What should the test set actually contain?
Inputs paired with pass criteria, derived from the prompt's written contract. Include happy-path cases, paraphrase variants, boundary cases, adversarial cases, and cross-model assertions. Store the inputs and the criteria together and version the whole file alongside the prompt.
How do we keep the workflow from being skipped under deadline?
Reduce friction and make it part of the definition of done. If running the full suite is a single command and the artifacts live next to the prompt, the cost of compliance drops below the cost of skipping. Deadlines erode any process that requires heroics.
Who owns the workflow when prompts have different authors?
Assign a single workflow owner distinct from the individual prompt authors. Authors maintain their own test cases, but one person keeps the overall process healthy, ensures scheduled runs happen, and onboards new contributors so the system survives turnover.
How do production incidents fit into the workflow?
Every production failure becomes a failure-registry entry and a new permanent test case before the fix counts as complete. You reproduce the bug as a case that fails on the old prompt, confirm it passes on the fix, and keep it forever so the same bug cannot quietly return.
Does this workflow scale to dozens of prompts?
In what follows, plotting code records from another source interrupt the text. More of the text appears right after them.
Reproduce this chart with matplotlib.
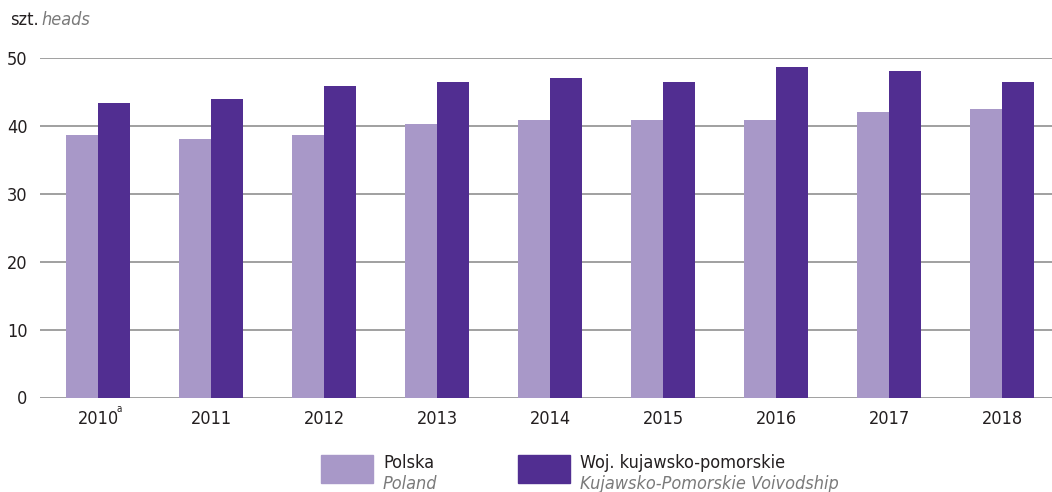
import matplotlib
matplotlib.use("Agg")
import matplotlib.pyplot as plt
import matplotlib.font_manager as fm
from matplotlib.patches import Rectangle
import numpy as np

years = ["2010", "2011", "2012", "2013", "2014", "2015", "2016", "2017", "2018"]
polska = [38.7, 38.1, 38.7, 40.3, 40.8, 40.8, 40.8, 42.0, 42.5]
kujawsko_pomorskie = [43.4, 44.0, 45.9, 46.5, 47.0, 46.4, 48.6, 48.0, 46.4]
yticks = [0, 10, 20, 30, 40, 50]

c_pl = "#a898c8"
c_kp = "#512e91"
txt = "#231f20"
grey_txt = "#7a7a7a"


def narrow_font(italic=False):
    """Return a FontProperties for a condensed face if one is installed."""
    want = "italic" if italic else "normal"
    pool = [f for f in fm.fontManager.ttflist
            if ("Narrow" in f.name or "Condensed" in f.name
                or f.stretch in ("condensed", "semi-condensed", "extra-condensed"))
            and f.style in ((want, "oblique") if italic else (want,))
            and f.weight in (400, "normal", "regular")]
    pref = ["Liberation Sans Narrow", "DejaVu Sans", "Roboto Condensed", "Open Sans"]
    pool.sort(key=lambda f: pref.index(f.name) if f.name in pref else 99)
    if pool:
        return fm.FontProperties(fname=pool[0].fname)
    return fm.FontProperties(family="DejaVu Sans", style=want)


fp = narrow_font(False)
fpi = narrow_font(True)
FS = 13

W, H = 1052, 492
fig = plt.figure(figsize=(W / 100, H / 100), dpi=100)

# axes box in pixel units
x0, x1 = 40, 1052
y_bottom, y_top = 397.5, 57.8
ax = fig.add_axes([x0 / W, (H - y_bottom) / H, (x1 - x0) / W, (y_bottom - y_top) / H])

x = np.arange(len(years))
bw = 0.285
ax.bar(x - bw / 2, polska, width=bw, color=c_pl, zorder=3)
ax.bar(x + bw / 2, kujawsko_pomorskie, width=bw, color=c_kp, zorder=3)

step = 113.0
ax.set_xlim(-(98 - x0) / step, (x1 - 98) / step)
ax.set_ylim(0, 50)

for s in ax.spines.values():
    s.set_visible(False)
ax.set_yticks(yticks)
ax.yaxis.grid(True, color="#a0a0a0", linewidth=1.4, zorder=0)
ax.tick_params(axis="both", length=0, colors=txt)
ax.tick_params(axis="y", pad=9)
ax.tick_params(axis="x", pad=9)
ax.set_xticks(x)
ax.set_yticklabels([str(v) for v in yticks], fontproperties=fp, fontsize=FS)
ax.set_xticklabels(years, fontproperties=fp, fontsize=FS)
ax.set_axisbelow(True)

# footnote marker on the first year
ax.annotate("a", xy=(x[0], 0), xycoords=("data", "axes fraction"),
            xytext=(15.5, -8), textcoords="offset points",
            fontproperties=fp, fontsize=7, color=txt, ha="center", va="center")

# unit label
fig.text(10 / W, 1 - 20 / H, "szt.", fontproperties=fp, fontsize=FS, color=txt,
         va="center", ha="left")
fig.text(41 / W, 1 - 20 / H, "heads", fontproperties=fpi, fontsize=FS,
         color=grey_txt, va="center", ha="left")


# legend
def legend_item(px, name, name_en, color):
    fig.patches.append(Rectangle((px / W, 1 - 483 / H), 52 / W, 28 / H,
                                 transform=fig.transFigure, color=color))
    fig.text((px + 62) / W, 1 - 463 / H, name, fontproperties=fp, fontsize=FS,
             color=txt, va="center", ha="left")
    fig.text((px + 62) / W, 1 - 484 / H, name_en, fontproperties=fpi, fontsize=FS,
             color=grey_txt, va="center", ha="left")


legend_item(321, "Polska", "Poland", c_pl)
legend_item(518, "Woj. kujawsko-pomorskie", "Kujawsko-Pomorskie Voivodship", c_kp)

fig.savefig("out.png", dpi=100)
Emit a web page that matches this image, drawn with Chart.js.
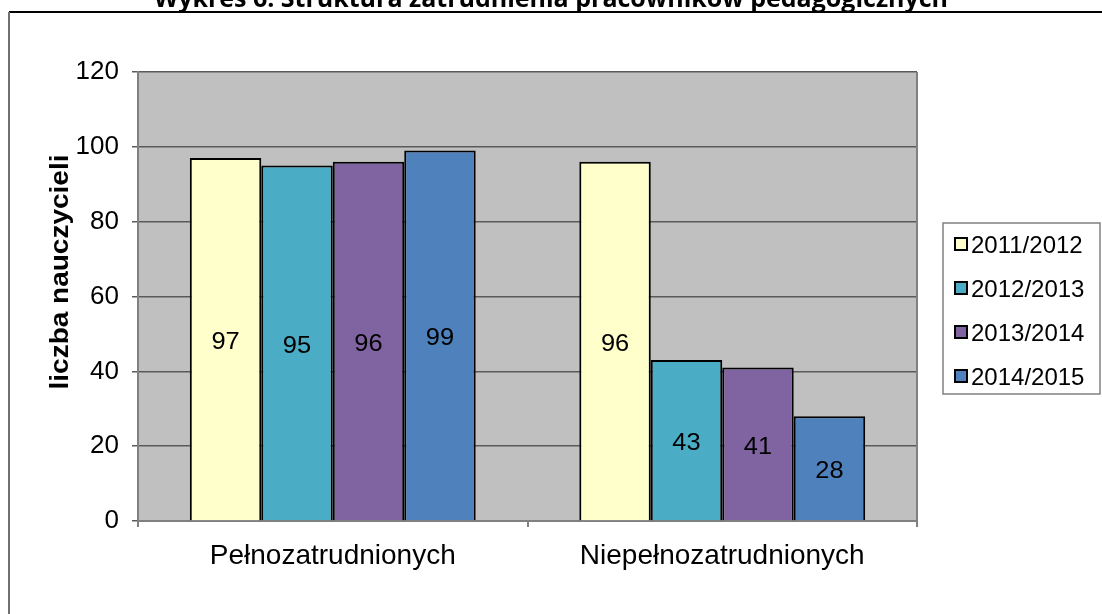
<!DOCTYPE html>
<html>
<head>
<meta charset="utf-8">
<script src="https://cdn.jsdelivr.net/npm/chart.js@4/dist/chart.umd.min.js"></script>
<style>
	html, body { margin: 0; padding: 0; background: #fff; }
	#wrap { width: 1102px; height: 614px; }
</style>
</head>
<body>
<div id="wrap"><canvas id="chartZatr" width="1102" height="614"></canvas></div>
<script>
// Dane z wykresu
var kategorie = ["Pełnozatrudnionych", "Niepełnozatrudnionych"];
var lata = ["2011/2012", "2012/2013", "2013/2014", "2014/2015"];
var rok2011 = [97, 96];
var rok2012 = [95, 43];
var rok2013 = [96, 41];
var rok2014 = [99, 28];
var kolory = ["#FFFFCC", "#4BACC6", "#8064A2", "#4F81BD"];
var tytul = "Wykres 6. Struktura zatrudnienia pracowników pedagogicznych";
var tytulOsiY = "liczba nauczycieli";

// tekst lekko rozciagniety w poziomie (jak w oryginale)
function tekst(ctx, t, x, y, sx) {
	ctx.save();
	ctx.translate(x, y);
	ctx.scale(sx, 1);
	ctx.fillText(t, 0, 0);
	ctx.restore();
}

// Tlo, ramki, etykiety, legenda
var rysujDodatki = {
	id: 'rysujDodatki',
	beforeDraw: function(chart) {
		var ctx = chart.ctx, a = chart.chartArea;
		ctx.save();
		ctx.fillStyle = '#fff';
		ctx.fillRect(0, 0, chart.width, chart.height);
		ctx.fillStyle = '#C0C0C0';
		ctx.fillRect(a.left, a.top, a.right - a.left, a.bottom - a.top);
		ctx.restore();
	},
	afterDraw: function(chart) {
		var ctx = chart.ctx, a = chart.chartArea;
		ctx.save();
		// ramka wykresu
		ctx.strokeStyle = '#808080';
		ctx.lineWidth = 2;
		ctx.beginPath();
		ctx.moveTo(a.right, a.top);
		ctx.lineTo(a.right, a.bottom);
		ctx.stroke();
		// ramka zewnetrzna
		ctx.strokeStyle = '#000';
		ctx.lineWidth = 2;
		ctx.beginPath();
		ctx.moveTo(1102, 12);
		ctx.lineTo(9, 12);
		ctx.stroke();
		ctx.strokeStyle = '#707070';
		ctx.beginPath();
		ctx.moveTo(9, 12);
		ctx.lineTo(9, 614);
		ctx.stroke();
		// tytul
		ctx.fillStyle = '#000';
		ctx.font = 'bold 25px "Open Sans"';
		ctx.textAlign = 'center';
		ctx.textBaseline = 'alphabetic';
		ctx.fillText(tytul, 551, 7, 808);
		// tytul osi Y
		ctx.save();
		ctx.translate(61, 272);
		ctx.rotate(-Math.PI / 2);
		ctx.scale(1.12, 1);
		ctx.font = 'bold 25px "Liberation Sans"';
		ctx.textBaseline = 'middle';
		ctx.fillText(tytulOsiY, 0, 0);
		ctx.restore();
		// etykiety wartosci
		ctx.font = '24px "Liberation Sans"';
		ctx.textAlign = 'center';
		ctx.textBaseline = 'middle';
		chart.data.datasets.forEach(function(ds, i) {
			chart.getDatasetMeta(i).data.forEach(function(bar, j) {
				tekst(ctx, ds.data[j], bar.x, (bar.y + bar.base) / 2 + 3, 1.06);
			});
		});
		// legenda
		ctx.strokeStyle = '#808080';
		ctx.lineWidth = 1.5;
		ctx.strokeRect(943, 223, 157, 171);
		ctx.textAlign = 'left';
		ctx.font = '24px "Liberation Sans"';
		chart.data.datasets.forEach(function(ds, i) {
			var y = 244 + i * 44;
			ctx.fillStyle = ds.backgroundColor;
			ctx.fillRect(955, y - 6, 12, 12);
			ctx.strokeStyle = '#000';
			ctx.lineWidth = 2;
			ctx.strokeRect(955, y - 6, 12, 12);
			ctx.fillStyle = '#000';
			tekst(ctx, ds.label, 971, y + 2, 1.0);
		});
		ctx.restore();
	}
};

var zestawy = [rok2011, rok2012, rok2013, rok2014].map(function(dane, i) {
	return {
		label: lata[i],
		data: dane,
		backgroundColor: kolory[i],
		borderColor: '#000',
		borderWidth: 2,
		categoryPercentage: 0.734,
		barPercentage: 1.0
	};
});

var ctxZatr = document.getElementById("chartZatr");
var chartZatr = new Chart(ctxZatr, {
	type: 'bar',
	data: { labels: kategorie, datasets: zestawy },
	plugins: [rysujDodatki],
	options: {
		responsive: false,
		animation: false,
		layout: { padding: { left: 0, right: 185, top: 72, bottom: 0 } },
		plugins: { legend: { display: false }, tooltip: { enabled: false }, title: { display: false } },
		scales: {
			x: {
				offset: true,
				grid: { offset: true, drawOnChartArea: false, color: '#808080', tickLength: 6, lineWidth: 2 },
				border: { color: '#808080', width: 2 },
				ticks: { color: '#000', font: { family: 'Liberation Sans', size: 28 }, padding: 12 },
				afterFit: function(s) { s.height = 93; }
			},
			y: {
				min: 0,
				max: 120,
				ticks: { stepSize: 20, color: '#000', font: { family: 'Liberation Sans', size: 26 }, padding: 13 },
				grid: { color: '#5a5a5a', lineWidth: 1.5, tickLength: 6 },
				border: { color: '#808080', width: 2 },
				afterFit: function(s) { s.width = 138; }
			}
		}
	}
});
</script>
</body>
</html>
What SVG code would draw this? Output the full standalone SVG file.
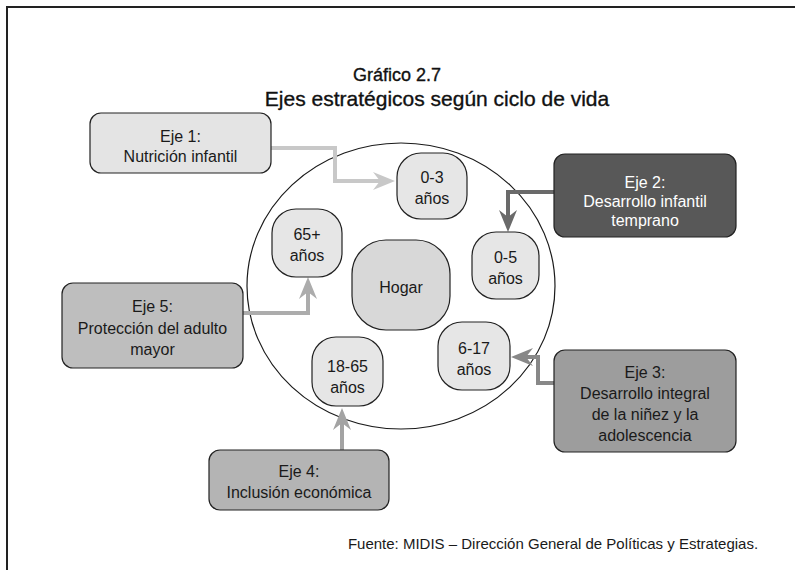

It does, because the artifacts are uniform. Each prompt has the same contract, test set, and run log structure, so a teammate who learns the workflow on one prompt can run it on any of them. The uniformity is what makes scale and hand-off possible.
Key Takeaways
- A workflow turns one person's testing intuition into a documented system anyone can run and hand off.
- Three artifacts anchor it: a versioned test set, a dated run log, and a failure registry fed by production.
- Derive test cases mechanically from a written, reviewed contract so coverage tracks requirements.
- Close the loop by converting every production incident into a permanent new test case.
- Lower friction and assign a clear workflow owner, or the process will quietly rot under deadline pressure.